Folha – O senhor fala de outros lutos, que existem mesmo quando não há a morte.
Parkes – Um exemplo é se sua mulher ou seu marido tem o mal de Alzheimer, uma demência. Ela se torna uma pessoa diferente, infantil, insensível. Você lamenta pela pessoa que perdeu. Algumas pessoas conseguem superar isso, lembrar como a pessoa era.
É assim também com a mãe, que sempre espera uma criança perfeita e tem um bebê com uma deficiência física. Algumas irão rejeitar essa criança.

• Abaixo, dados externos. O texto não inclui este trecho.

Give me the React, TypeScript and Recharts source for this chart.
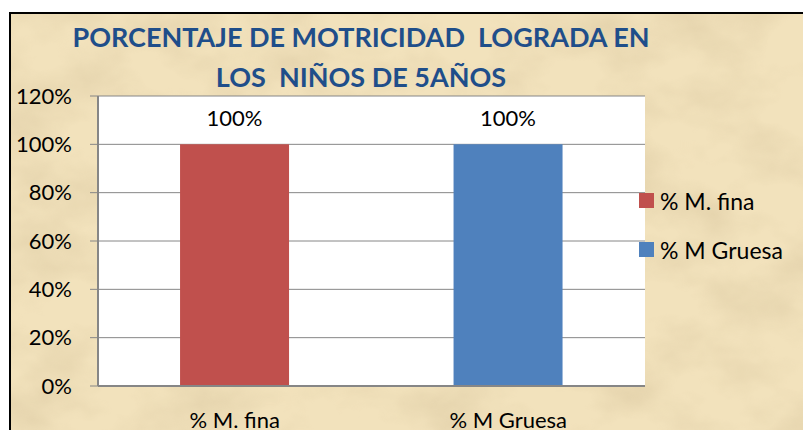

Se você puder ajudar essas pessoas em seu luto, elas poderão chegar à conclusão de que sim, é muito triste, mas que podem amar de uma maneira diferente e até mais forte. Sim, e pode haver luto mesmo se você perder o que nunca teve. É o caso de alguém que sempre quis se casar e o noivo abandonou antes da cerimônia.
Folha – Como as políticas de saúde devem lidar com a morte? No Brasil a criação de regras para a manutenção de terapia intensiva gerou acusações de que o governo queria um holocausto. A mesma comoção que há sobre a eutanásia.
Parkes – É uma decisão muito difícil. Há muitas pessoas envolvidas. Não é só a questão sobre se o sofrimento justifica uma autorização para que o paciente morra. Mas como irá afetar pais, irmãos. Sim, sabemos que há as questões econômicas. Se bloqueio este leito, outras cinco pessoas irão morrer. Não há resposta simples. Essa questão não tem que ser decidida na base do “não matarás”, ou de preconceitos, mas em um contexto em que todas as variáveis têm que ser levadas em conta, incluindo familiares e políticas de saúde.